Part 10 (2/2)
There are but three ways for a man to revenge himself of the censure of the world: to despise it, to return the like, or to endeavour to live so as to avoid it. The first of these is usually pretended, the last is almost impossible; the universal practice is for the second.
I never heard a finer piece of satire against lawyers than that of astrologers, when they pretend by rules of art to tell when a suit will end, and whether to the advantage of the plaintiff or defendant; thus making the matter depend entirely upon the influence of the stars, without the least regard to the merits of the cause.
The expression in Apocrypha about Tobit and his dog following him I have often heard ridiculed, yet Homer has the same words of Telemachus more than once; and Virgil says something like it of Evander. And I take the book of Tobit to be partly poetical.
I have known some men possessed of good qualities, which were very serviceable to others, but useless to themselves; like a sun-dial on the front of a house, to inform the neighbours and pa.s.sengers, but not the owner within.
If a man would register all his opinions upon love, politics, religion, learning, etc., beginning from his youth and so go on to old age, what a bundle of inconsistencies and contradictions would appear at last!
What they do in heaven we are ignorant of; what they do not we are told expressly: that they neither marry, nor are given in marriage.
It is a miserable thing to live in suspense; it is the life of a spider.
The Stoical scheme of supplying our wants by lopping off our desires, is like cutting off our feet when we want shoes.
Physicians ought not to give their judgment of religion, for the same reason that butchers are not admitted to be jurors upon life and death.
The reason why so few marriages are happy, is, because young ladies spend their time in making nets, not in making cages.
If a man will observe as he walks the streets, I believe he will find the merriest countenances in mourning coaches.
Nothing more unqualifies a man to act with prudence than a misfortune that is attended with shame and guilt.
The power of fortune is confessed only by the miserable; for the happy impute all their success to prudence or merit.
Ambition often puts men upon doing the meanest offices; so climbing is performed in the same posture with creeping.
Censure is the tax a man pays to the public for being eminent.
Although men are accused for not knowing their own weakness, yet perhaps as few know their own strength. It is, in men as in soils, where sometimes there is a vein of gold which the owner knows not of.
Satire is reckoned the easiest of all wit, but I take it to be otherwise in very bad times: for it is as hard to satirise well a man of distinguished vices, as to praise well a man of distinguished virtues. It is easy enough to do either to people of moderate characters.
Invention is the talent of youth, and judgment of age; so that our judgment grows harder to please, when we have fewer things to offer it: this goes through the whole commerce of life. When we are old, our friends find it difficult to please us, and are less concerned whether we be pleased or no.

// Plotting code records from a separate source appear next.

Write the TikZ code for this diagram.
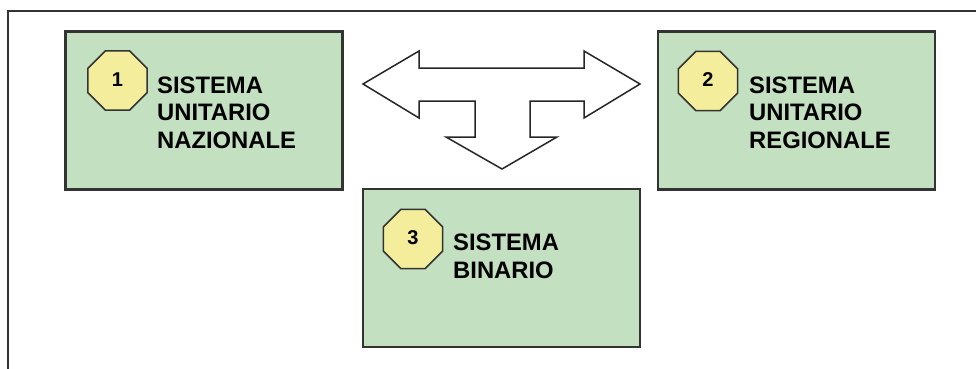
\documentclass[tikz,border=0pt]{standalone}
\usepackage{fontspec}
\setmainfont{Liberation Sans}
\usetikzlibrary{shapes.geometric}
\definecolor{boxgreen}{HTML}{C3E0C1}
\definecolor{octyellow}{HTML}{F4EE9C}
\definecolor{edgegray}{HTML}{333333}
\tikzset{
  panel/.style={draw=edgegray, line width=2.2pt, fill=boxgreen, rectangle,
    minimum width=277pt, minimum height=158pt, inner sep=0pt},
  octo/.style={draw=edgegray, line width=1.6pt, fill=octyellow,
    regular polygon, regular polygon sides=8, minimum size=64pt, inner sep=0pt,
    font=\bfseries\fontsize{20}{20}\selectfont},
  caption/.style={anchor=base west, align=left, inner sep=0pt,
    font=\bfseries\fontsize{23.8}{27.5}\selectfont},
  bigarrow/.style={draw=black!85, line width=1.5pt, fill=white, line join=miter}
}
\begin{document}
\begin{tikzpicture}[x=1pt, y=-1pt]
  \useasboundingbox (0,0) rectangle (976,369);
  % outer frame (top and left edges only)
  \draw[edgegray, line width=1.4pt] (976,11) -- (8,11) -- (8,369);

  % the three green panels
  \node[panel] (box1) at (204,110.5) {};
  \node[panel] (box2) at (796.5,110.5) {};
  \node[panel] (box3) at (501.5,268) {};

  % numbered octagon badges
  \node[octo] (oct1) at (117.5,80.5) {\raisebox{2.5pt}{1}};
  \node[octo] (oct2) at (708,81) {\raisebox{2.5pt}{2}};
  \node[octo] (oct3) at (413,239) {\raisebox{2.5pt}{3}};

  % panel captions (anchored at the baseline of the last line)
  \node[caption] (cap1) at (157,148) {SISTEMA\\UNITARIO\\NAZIONALE};
  \node[caption] (cap2) at (749,148) {SISTEMA\\UNITARIO\\REGIONALE};
  \node[caption] (cap3) at (453,278) {SISTEMA\\BINARIO};

  % three-way block arrow between the panels
  \draw[bigarrow] (363,84) -- (419,51) -- (419,68) -- (584,68) -- (584,51)
    -- (640,84) -- (584,118) -- (584,101) -- (530,101) -- (530,137)
    -- (557,137) -- (502,169) -- (446,137) -- (475,137) -- (475,101)
    -- (419,101) -- (419,118) -- cycle;
\end{tikzpicture}
\end{document}
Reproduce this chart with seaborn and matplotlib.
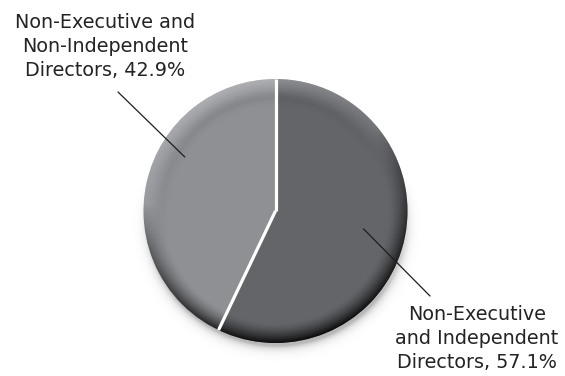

No wise man ever wished to be younger.
An idle reason lessens the weight of the good ones you gave before.
The motives of the best actions will not bear too strict an inquiry. It is allowed that the cause of most actions, good or bad, may he resolved into the love of ourselves; but the self-love of some men inclines them to please others, and the self-love of others is wholly employed in pleasing themselves. This makes the great distinction between virtue and vice. Religion is the best motive of all actions, yet religion is allowed to be the highest instance of self-love.
Old men view best at a distance with the eyes of their understanding as well as with those of nature.
Some people take more care to hide their wisdom than their folly.
Anthony Henley's farmer, dying of an asthma, said, ”Well, if I can get this breath once _out_, I'll take care it never got _in_ again.”